L’Arche de Saint Dominique a été sculptée à partir de 1267, comme nouveau sarcophage ; d’artistes prestigieux, tels que Michel-Ange, ont enrichi le mausolée, devenu un traité de théologie en marbre : la création, la rédemption, l’Église ; au sommet, Dieu le Père embrasse amoureux le monde. Alfonso Lombardi (1532) ajouta des reliefs à la prédelle. Parmi eux, l’entrée du saint au ciel : il donne forme à la vision d’un dominicain, qui aperçut son fondateur assis sur une échelle, que Jésus et Marie traînent vers le haut.

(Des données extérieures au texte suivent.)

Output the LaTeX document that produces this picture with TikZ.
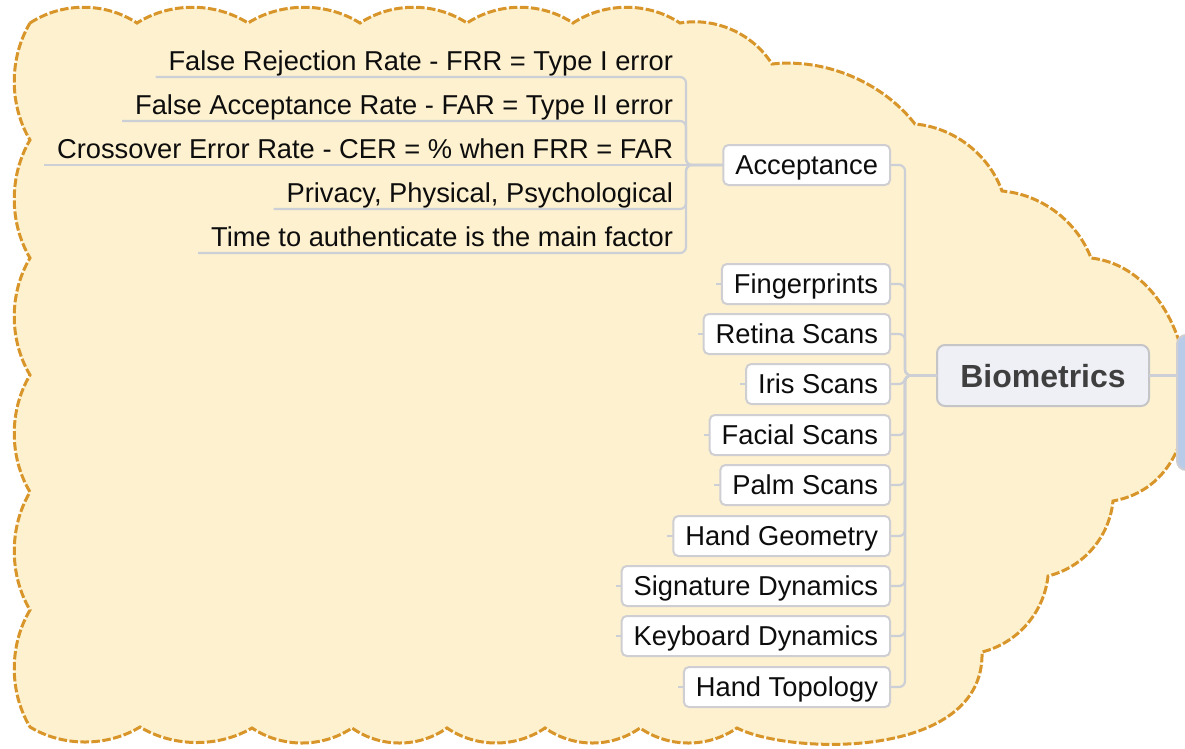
\documentclass[tikz,border=0pt]{standalone}
\usepackage{fontspec}
\setmainfont{Liberation Sans}
\usetikzlibrary{calc}
\definecolor{cloudfill}{HTML}{FDF1CF}
\definecolor{cloudline}{HTML}{D8952A}
\definecolor{conncol}{HTML}{CDCFD6}
\definecolor{boxline}{HTML}{CFCFD3}
\definecolor{biofill}{HTML}{EFF0F6}
\definecolor{biotext}{HTML}{3F3F3F}
\definecolor{rootfill}{HTML}{B8CBE8}
\newcommand\scal[3]{.. controls ($(#1)!0.3!(#2)!#3!90:(#2)$) and ($(#2)!0.3!(#1)!#3!-90:(#1)$) .. (#2)}
\begin{document}
\begin{tikzpicture}[x=1pt,y=-1pt,
  cloud/.style={fill=cloudfill, draw=cloudline, line width=3pt, dash pattern=on 8.5pt off 2.5pt},
  conn/.style={draw=conncol, line width=2.2pt, rounded corners=6pt},
  child/.style={draw=boxline, fill=white, line width=2pt, rounded corners=5pt,
    minimum height=40pt, inner xsep=12pt, inner ysep=0pt, text height=19pt, text depth=0pt,
    font=\fontsize{27.3}{33}\selectfont, text=black!95, anchor=east, outer sep=0pt},
  item/.style={inner xsep=13pt, inner ysep=1pt, text height=20pt, text depth=6pt,
    anchor=south east, outer sep=0pt, font=\fontsize{27.3}{33}\selectfont, text=black!95},
  bio/.style={draw=boxline!95!black, fill=biofill, line width=2pt, rounded corners=8pt,
    minimum width=212pt, minimum height=61pt, inner sep=0pt, text height=23pt, text depth=0pt,
    font=\fontsize{32}{38}\selectfont\bfseries, text=biotext, outer sep=0pt},
  rootbox/.style={draw=boxline, fill=rootfill, line width=2pt, rounded corners=9pt,
    minimum width=80pt, minimum height=135pt, anchor=north west, outer sep=0pt}
]
\clip (0,0) rectangle (1185,748);
% cloud cusps
\coordinate (p0) at (30,23);
\coordinate (p1) at (137,23);
\coordinate (p2) at (248,23);
\coordinate (p3) at (360,23);
\coordinate (p4) at (467,23);
\coordinate (p5) at (573,23);
\coordinate (p6) at (680,23);
\coordinate (p7) at (772,64);
\coordinate (p8) at (915,124);
\coordinate (p9) at (1002,191);
\coordinate (p10) at (1091,258);
\coordinate (p11) at (1113,501);
\coordinate (p12) at (1048,576);
\coordinate (p13) at (982,652);
\coordinate (p14) at (737,728);
\coordinate (p15) at (640,728);
\coordinate (p16) at (545,728);
\coordinate (p17) at (447,728);
\coordinate (p18) at (352,728);
\coordinate (p19) at (252,728);
\coordinate (p20) at (140,727);
\coordinate (p21) at (30,727);
\coordinate (p22) at (30,610);
\coordinate (p23) at (30,492);
\coordinate (p24) at (30,375);
\coordinate (p25) at (30,258);
\coordinate (p26) at (30,140);
\path[cloud] (p0) \scal{p0}{p1}{21pt} \scal{p1}{p2}{21pt} \scal{p2}{p3}{21pt}
  \scal{p3}{p4}{21pt} \scal{p4}{p5}{21pt} \scal{p5}{p6}{21pt} \scal{p6}{p7}{20pt}
  \scal{p7}{p8}{26pt} \scal{p8}{p9}{21pt} \scal{p9}{p10}{21pt}
  .. controls (1200,270) and (1230,480) .. (p11)
  \scal{p11}{p12}{21pt} \scal{p12}{p13}{21pt}
  .. controls (985,760) and (790,755) .. (p14)
  \scal{p14}{p15}{20pt} \scal{p15}{p16}{20pt} \scal{p16}{p17}{20pt} \scal{p17}{p18}{20pt}
  \scal{p18}{p19}{20pt} \scal{p19}{p20}{20pt} \scal{p20}{p21}{20pt}
  \scal{p21}{p22}{21pt} \scal{p22}{p23}{21pt} \scal{p23}{p24}{21pt} \scal{p24}{p25}{21pt}
  \scal{p25}{p26}{21pt} \scal{p26}{p0}{21pt} -- cycle;

% nodes
\node[rootbox] (root) at (1177,335) {};
\node[bio] (bio) at (1043,375.5) {Biometrics};
\coordinate (spine) at (905,375.5);

\node[child] (acc) at (890,165) {Acceptance};
\node[child] (fp) at (890,284) {Fingerprints};
\node[child] (ret) at (890,334) {Retina Scans};
\node[child] (iris) at (890,384) {Iris Scans};
\node[child] (fac) at (890,435) {Facial Scans};
\node[child] (palm) at (890,485) {Palm Scans};
\node[child] (hg) at (890,536) {Hand Geometry};
\node[child] (sig) at (890,586) {Signature Dynamics};
\node[child] (key) at (890,636) {Keyboard Dynamics};
\node[child] (topo) at (890,687) {Hand Topology};

\node[item] (frr) at (686,77) {False Rejection Rate - FRR = Type I error};
\node[item] (far) at (686,121) {False Acceptance Rate - FAR = Type II error};
\node[item] (cer) at (686,165) {Crossover Error Rate - CER = \% when FRR = FAR};
\node[item] (priv) at (686,209) {Privacy, Physical, Psychological};
\node[item] (time) at (686,253) {Time to authenticate is the main factor};

% connectors
\draw[conn] (bio.east) -- (bio.east -| root.west);
\foreach \c in {acc,fp,ret,iris,fac,palm,hg,sig,key,topo}{
  \draw[conn] (\c.east) -- (\c.east -| spine) -- (spine) -- (bio.west);
}
\foreach \c in {fp,ret,iris,fac,palm,hg,sig,key,topo}{
  \draw[conn] (\c.west) -- ++(-6,0);
}
\foreach \c in {frr,far,priv,time}{
  \draw[conn] (\c.south west) -- (\c.south east) -- (\c.south east |- acc.west) -- (acc.west);
}
\draw[conn] (cer.south west) -- (acc.west);
\end{tikzpicture}
\end{document}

Dominique mobilise ses confrères. Ils essaiment partout, annonçant la Parole et cultivant les sciences sacrées. Certains obtiennent bientôt la palme du martyre ; d’autres sont élus papes. La dévotion mariale doit aux dominicains la diffusion du rosaire et la tripartition des mystères, avec la prédication d’Alain de la Roche en Bretagne et la confrérie de l’université de Cologne qui, en 1481, rassemble cent mille membres. Le Nouveau Monde aura sa première université (1538) à la cité de Saint-Domingue, dans l’île homonyme ; l’Asie verra naître l’université Saint-Thomas de Manille (1611) ; Jérusalem accueillera l’École Biblique, fondée par la loyauté sacrifiée du Père Lagrange (1890).

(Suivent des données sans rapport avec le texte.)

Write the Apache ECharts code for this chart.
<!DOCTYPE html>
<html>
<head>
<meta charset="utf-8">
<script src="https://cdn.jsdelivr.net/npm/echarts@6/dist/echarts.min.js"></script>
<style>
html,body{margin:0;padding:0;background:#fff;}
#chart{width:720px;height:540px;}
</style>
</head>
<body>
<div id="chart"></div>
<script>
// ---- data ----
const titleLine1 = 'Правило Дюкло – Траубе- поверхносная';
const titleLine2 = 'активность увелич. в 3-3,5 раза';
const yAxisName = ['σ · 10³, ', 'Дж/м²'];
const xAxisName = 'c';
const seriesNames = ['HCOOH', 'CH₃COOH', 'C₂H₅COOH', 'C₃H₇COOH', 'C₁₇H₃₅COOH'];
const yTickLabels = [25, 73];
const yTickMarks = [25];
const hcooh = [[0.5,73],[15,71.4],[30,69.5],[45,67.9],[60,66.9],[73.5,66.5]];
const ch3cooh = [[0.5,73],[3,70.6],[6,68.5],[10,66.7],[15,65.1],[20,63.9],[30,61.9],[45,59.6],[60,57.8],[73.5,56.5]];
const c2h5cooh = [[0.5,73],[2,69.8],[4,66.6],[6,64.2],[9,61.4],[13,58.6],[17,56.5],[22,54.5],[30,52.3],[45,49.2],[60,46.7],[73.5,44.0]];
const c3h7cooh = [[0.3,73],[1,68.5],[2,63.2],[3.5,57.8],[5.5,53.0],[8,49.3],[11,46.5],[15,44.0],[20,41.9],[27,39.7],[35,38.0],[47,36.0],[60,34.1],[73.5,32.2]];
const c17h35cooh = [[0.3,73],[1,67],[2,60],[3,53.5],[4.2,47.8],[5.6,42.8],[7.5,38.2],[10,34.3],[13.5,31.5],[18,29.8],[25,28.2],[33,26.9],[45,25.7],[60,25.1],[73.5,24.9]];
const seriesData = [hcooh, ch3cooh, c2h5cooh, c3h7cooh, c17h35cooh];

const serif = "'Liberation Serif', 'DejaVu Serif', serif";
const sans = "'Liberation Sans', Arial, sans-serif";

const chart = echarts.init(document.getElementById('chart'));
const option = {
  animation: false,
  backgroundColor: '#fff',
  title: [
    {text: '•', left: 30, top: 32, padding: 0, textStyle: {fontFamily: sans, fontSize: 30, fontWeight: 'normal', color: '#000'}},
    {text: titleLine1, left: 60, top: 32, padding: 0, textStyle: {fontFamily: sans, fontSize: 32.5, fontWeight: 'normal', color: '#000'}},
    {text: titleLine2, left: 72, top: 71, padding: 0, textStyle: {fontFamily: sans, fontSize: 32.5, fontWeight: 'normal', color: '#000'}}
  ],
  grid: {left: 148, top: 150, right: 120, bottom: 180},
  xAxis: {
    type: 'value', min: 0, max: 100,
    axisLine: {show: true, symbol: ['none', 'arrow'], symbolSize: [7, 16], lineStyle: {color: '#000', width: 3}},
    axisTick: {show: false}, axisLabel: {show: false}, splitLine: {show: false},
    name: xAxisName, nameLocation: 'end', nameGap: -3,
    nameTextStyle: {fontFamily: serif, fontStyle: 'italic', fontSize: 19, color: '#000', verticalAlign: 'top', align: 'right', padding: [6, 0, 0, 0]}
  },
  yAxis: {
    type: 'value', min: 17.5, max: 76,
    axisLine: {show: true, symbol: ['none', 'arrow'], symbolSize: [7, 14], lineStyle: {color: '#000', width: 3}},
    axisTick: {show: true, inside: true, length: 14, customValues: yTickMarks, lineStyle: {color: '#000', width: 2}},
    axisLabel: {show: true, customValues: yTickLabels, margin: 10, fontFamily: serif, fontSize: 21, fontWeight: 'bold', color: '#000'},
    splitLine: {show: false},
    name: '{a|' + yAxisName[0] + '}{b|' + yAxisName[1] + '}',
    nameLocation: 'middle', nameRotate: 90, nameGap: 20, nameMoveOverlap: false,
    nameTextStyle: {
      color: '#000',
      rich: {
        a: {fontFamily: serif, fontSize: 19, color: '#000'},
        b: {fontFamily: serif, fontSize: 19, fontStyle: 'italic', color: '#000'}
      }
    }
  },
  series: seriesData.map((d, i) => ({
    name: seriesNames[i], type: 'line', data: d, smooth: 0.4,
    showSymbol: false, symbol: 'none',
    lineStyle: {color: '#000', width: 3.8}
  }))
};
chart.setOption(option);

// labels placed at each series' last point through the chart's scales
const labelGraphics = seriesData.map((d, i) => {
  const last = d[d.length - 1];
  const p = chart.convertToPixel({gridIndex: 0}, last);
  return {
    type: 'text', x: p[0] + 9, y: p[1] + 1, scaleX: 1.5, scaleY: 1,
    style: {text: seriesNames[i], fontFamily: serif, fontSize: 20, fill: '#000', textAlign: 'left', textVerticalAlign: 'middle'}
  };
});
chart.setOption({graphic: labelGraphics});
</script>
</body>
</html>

La statue monumentale de saint Dominique sera la première à orner les murs, à l’intérieur de Saint-Pierre du Vatican, en 1706. « Ce grand saint nous rappelle que dans le cœur de l'Église doit toujours brûler un feu missionnaire : en effet, le Christ est le bien le plus précieux que les hommes et les femmes de chaque époque et de chaque lieu ont le droit de connaître et d'aimer ! Par son intercession, nous demandons à Dieu d'enrichir toujours l'Église d'authentiques prédicateurs de l'Évangile » (Benoît XVI, ibidem).